Sayangnya, Dewan Eropa belum sepenuhnya sejalan. Mereka belum mengkriminalkan materi AI, yang membuat berbagai pihak mendesak agar posisi Parlemen diadopsi penuh.

Isu Usia Persetujuan Masih Jadi Perdebatan

Koalisi tujuh negara—termasuk Belgia, Irlandia, dan Swedia—mengangkat isu sensitif: usia legal untuk persetujuan hubungan seksual. Mereka menekankan bahwa meskipun secara hukum anak bisa setuju, secara psikologis mereka masih rentan dan butuh perlindungan ekstra.

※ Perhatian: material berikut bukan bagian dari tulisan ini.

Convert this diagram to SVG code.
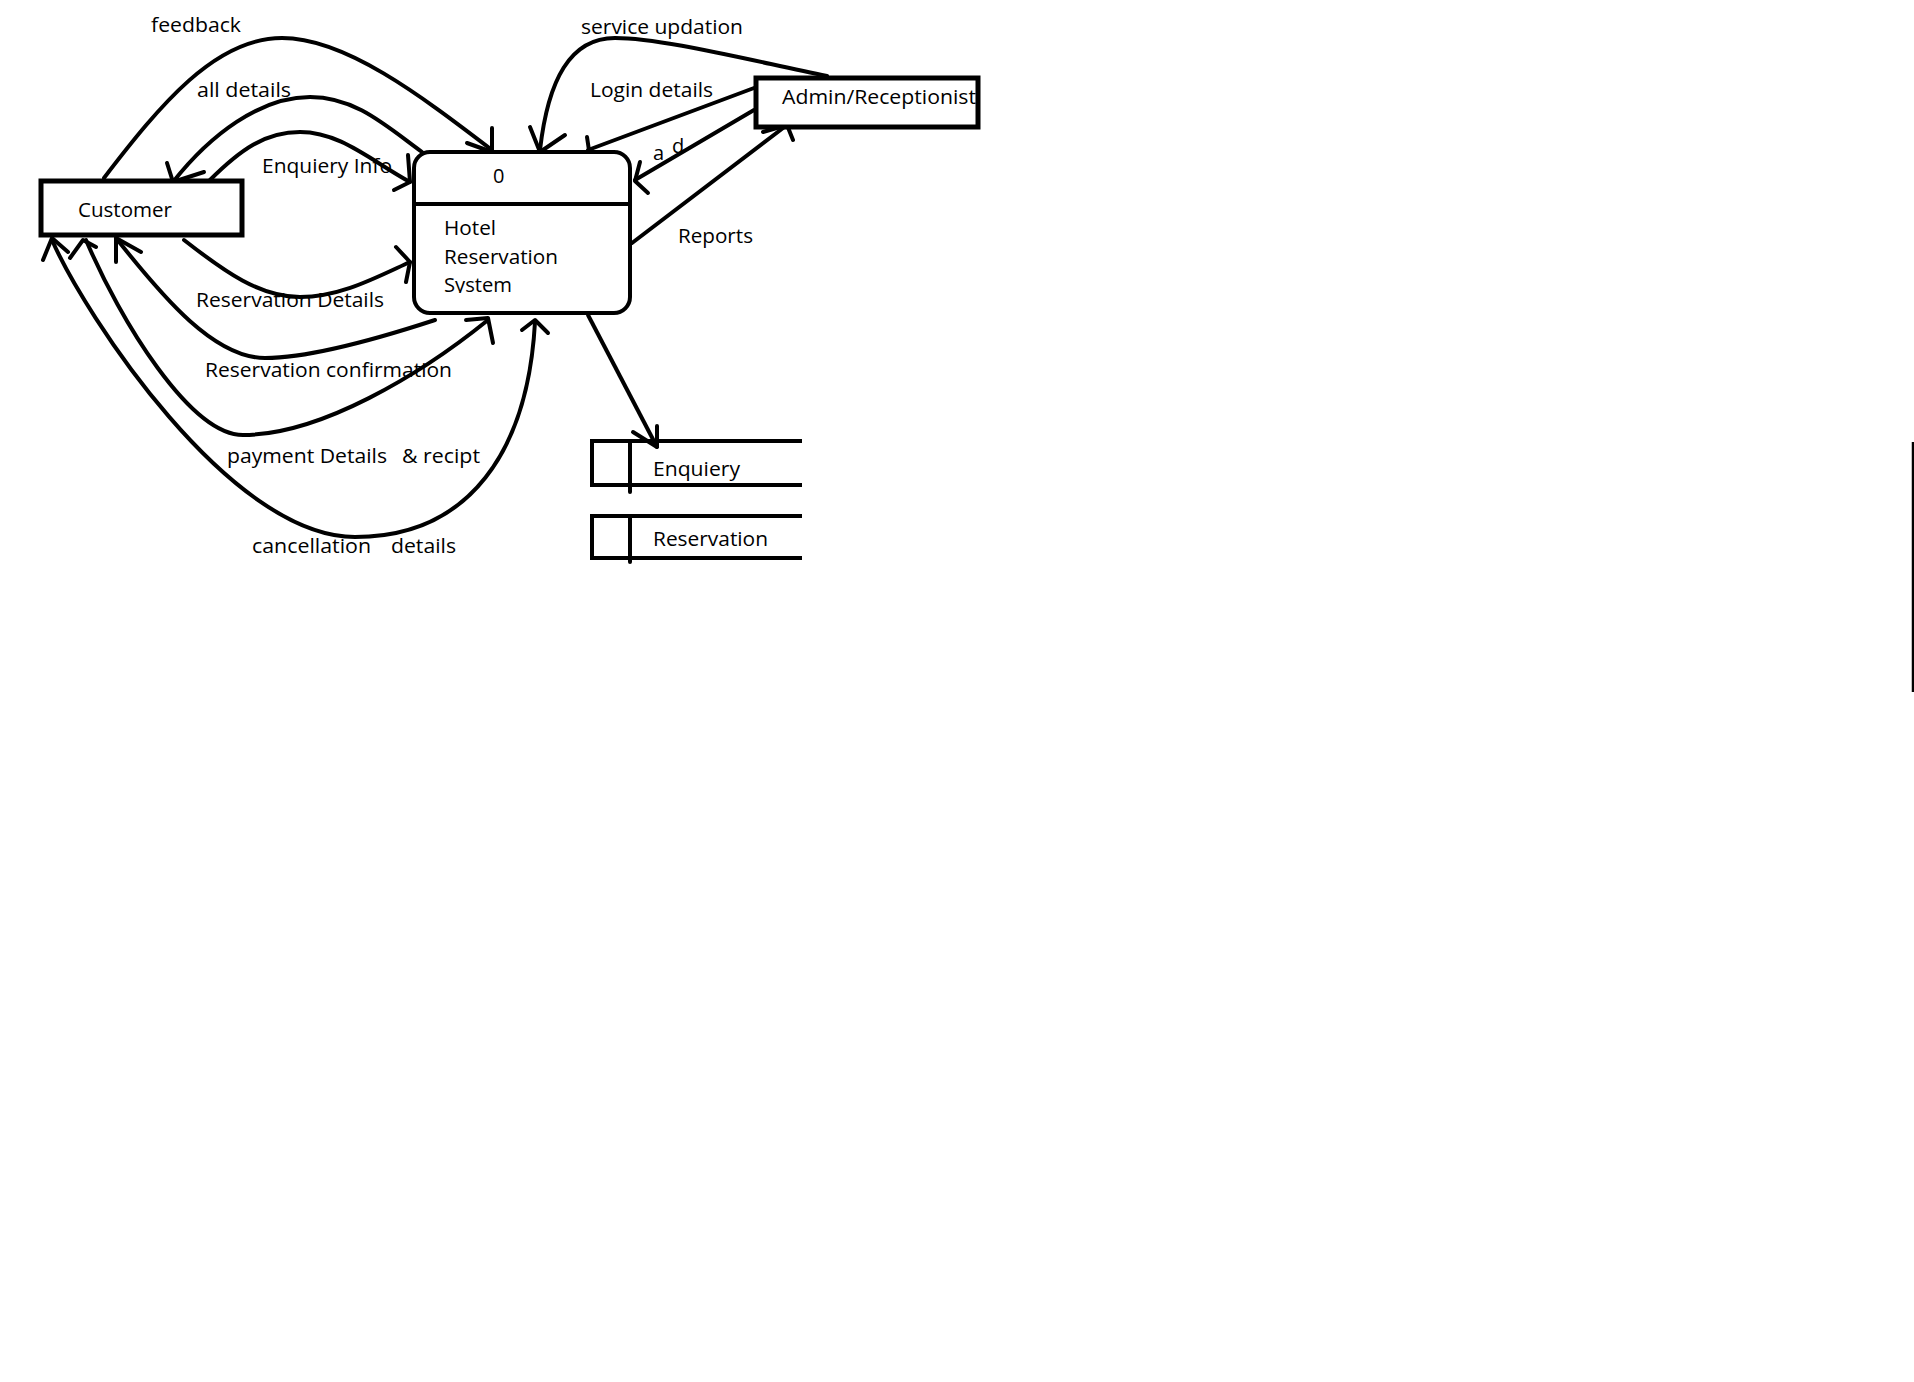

Ruang Lingkup Regulasi Lebih Luas dari Sekadar AI

Rancangan aturan ini tidak hanya menargetkan konten AI. Ia juga mencakup pelarangan siaran langsung pelecehan seksual, memperjelas istilah seperti sextortion dan pemerasan seksual, serta menghapus batas waktu pelaporan bagi korban—karena banyak korban baru berani bersuara setelah bertahun-tahun.

Selain itu, aturan ini juga melarang panduan “pedofilia” yang mengajarkan cara memanipulasi anak dan menghindari hukum. Upaya ini sangat penting untuk memutus rantai pelecehan sejak dini.

Pesan Terakhir: Perlindungan Anak adalah Prioritas Utama

Komisaris Urusan Dalam Negeri, Magnus Brunner, menutup sidang dengan pesan yang kuat: “Kita tidak bisa terlalu ambisius. Tidak ada prioritas yang lebih penting daripada melindungi anak-anak kita.”

Dengan langkah ini, Eropa menunjukkan komitmennya bahwa keselamatan anak-anak, bahkan di era digital dan AI, tetap menjadi hal yang tidak bisa ditawar-tawar.